Replying to my earlier post, my taxes are now filed. As usual I owed a small amount but it was otherwise okay.


----------



## JustinCase (Mar 3, 2022)

Leann said:


> Replying to my earlier post, my taxes are now filed. As usual I owed a small amount but it was otherwise okay.


>>>>>


----------



## OneEyedDiva (Mar 3, 2022)

I did wind up filing earlier than I had planned. I was going to wait until the end of March since I owe the feds $208. But it really didn't matter whether it came out of my account last month or this month. I e-filed on February 25th.

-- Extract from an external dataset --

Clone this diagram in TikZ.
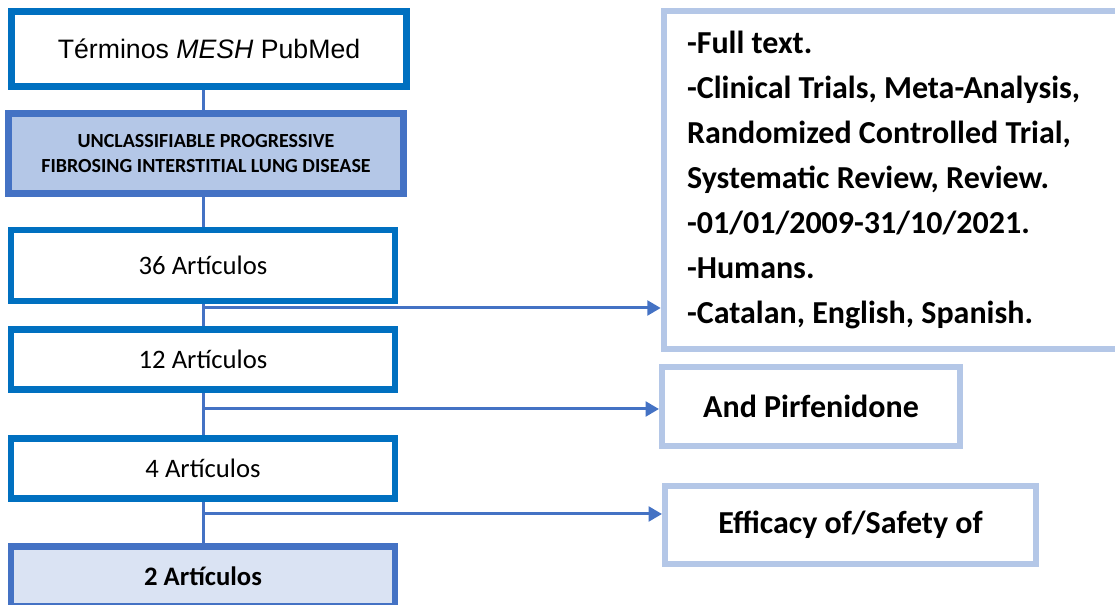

It was a relatively painless process.


----------



## ronaldj (Mar 3, 2022)

filed accepted and money in hand, took about two weeks


----------



## old medic (Mar 4, 2022)

Got our completed yesterday... still majorly ticked... I had requested my full final paycheck to go into my 401K..
Between vacation payout and built up comp time it would be a doozy...  
But they decided to pay out everyones comp time, and even knowing my plans, they paid mine to...
$8K extra I had to pay tax on. and in a higher tax bracket to boot.


----------



## Mizmo (Mar 6, 2022)

Any Canadians filing tax returns  who received  $500 from govt. last year?..taxable

I do the return by paper filing ( I like to do it)  so I got a T4A  showing that  amount in Box 25
I cannot find any box 25 on the return so where does it go.  The guide is of no help at all.
Any help appreciated


----------



## oldmontana (Mar 6, 2022)

Got mine done a week ago but had to do a IRS form 709 (gift tax) two days ago.  I use H & R  but could not do the 709 on their softwear.


----------



## Tom 86 (Mar 6, 2022)

I took mine into my tax/lawyer person.  She has always found ways to help me.  This time it was a shock when I went in to sign then to be sent in electronically Friday the4th.  She said she checked them 3 times.  Had two other people also check them.   I owe. first time $2,000.00  also my quarterly goes up to $1,007.00 every 4 months. She said I made too much $$$ last year.

  I've got farm income & several others to put me in a different bracket she said.  She's talking to my Dow Jones person to get things changed around into tax-free accounts. I have some but now I need more.


----------